Unfortunately, (although it is a very nice picture) that doesn't really help too much.
The main issue is, what work are they doing on their property that requires them to put scaffolding on your property?
If they are building an extension, for example, then, yes, you can tell them to get lost.
However, if they are doing any "basic preservation works", that is to say "the maintenance, repair or renewal of any part of a building or other structure" then they can apply to the court for an order granting them access to your land in order to allow them to do this.
What counts as "maintenance, repair or renewal" seems to be quite broadly interpreted.
If they need to repair their roof, or replace render that has come away from the wall then that would almost certainly be allowed. In contrast, if they just wanted to repaint that white wall to pink or some other colour because of their preference for a different colour, then a purely cosmetic change would not be allowed.
But it is not just a case of them being allowed on to your property in this situation. You would also expect compensation as well.
There was a case in the High Court a couple of years ago (Prime London Holdings 11 Ltd v. Thurloe Lodge Ltd [2022] EWHC 303 (Ch) ). This case involved two houses in a really posh part of London (literally opposite the V&A).
This case, which no doubt cost a load in lawyers fees, was all about repairing some render on the wall of one of the houses.
The court held that they should be allowed access to do this but that the other property should receive compensation under various different headings.
Most of these were more relevant to property developers, but there was one head of compensatable loss that was relevant to most ordinary people who are contemplating having neighbour's scaffolding in their garden, and this was:
"Substantial loss of privacy or other substantial inconvenience"
At paras 158 to 160 the court said:
[158] ... They will also be inconvenienced by the presence of the Claimant's workers on the site and the Scaffolding and there would be a period of weeks during which noisy building works will be held on the property.
[159] Mr Adams-Cairns has found that there would be a number of items which would be relevant to inconvenience of any resident of Thurloe Lodge, including the access of workers and materials on the property; what he considered to be limited noise from the works; an unsightly structure in the form of scaffolding in the Passageway; a very small reduction in light to three windows; concerns about security; and concerns about damage to Thurloe Lodge by the works.
[160] I think it is reasonable under these circumstances to regard both the loss of privacy and inconvenience that would necessarily be involved as being sufficiently substantial to warrant compensation.

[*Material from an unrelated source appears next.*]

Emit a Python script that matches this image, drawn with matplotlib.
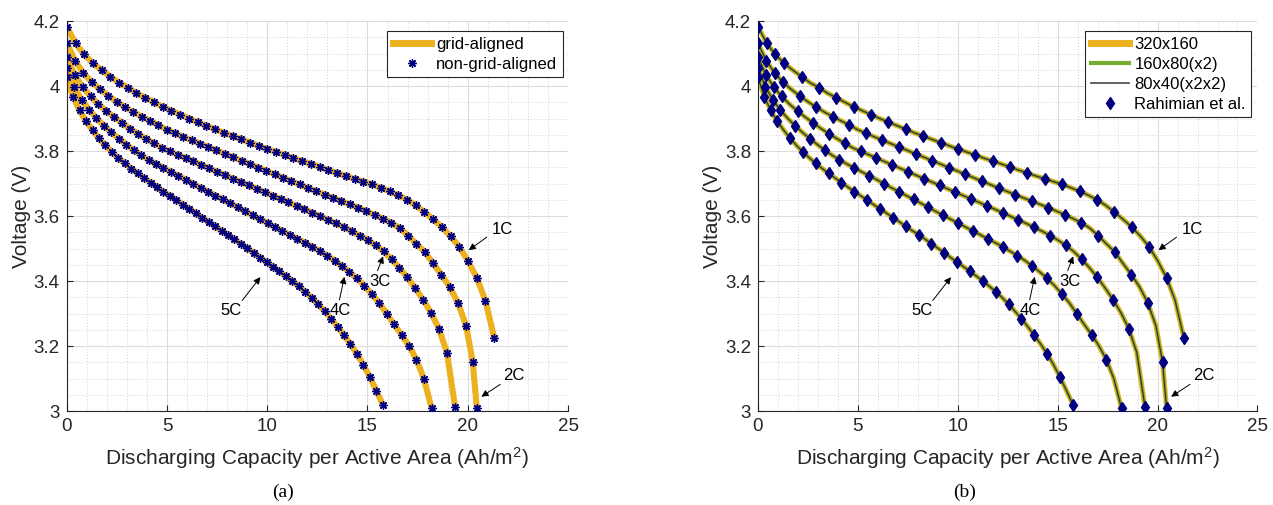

During the entire period of the Claimant's occupation of the site, the residents would need to suffer having workmen in their garden with the noise and loss of privacy that that involves.
(emphasis added)
The court went on to say at [161] that since this was an expensive property that "it is possible that a high price could be put on this by an occupant"
So, is the work being done by your neighbours an extension or is it "maintenance, repair or renewal"?
There is a whole world of difference in your response depending on what the answer to that question is.
By the way, the case I referenced above is an interesting read (although it is 264 paragraphs).
Prime London Holdings 11 Ltd v Thurloe Lodge Ltd [2022] EWHC 303 (Ch)
It does cover a lot of the nuance around the Access to Neighbouring Land Act 1992, as this was the first time that a claim under the Act had ever gone to the High Court.
I think the judge's final paragraph sums things up very well:
[264] To the extent that they were unable to agree because of differing views on how ANLA is to be applied, I hope that the detailed analysis of the Act that has been provided in this judgment will assist future potential litigants in resolving their differences without going to court and that it will be another 30 years or more before the Act needs to be considered again in the High Court.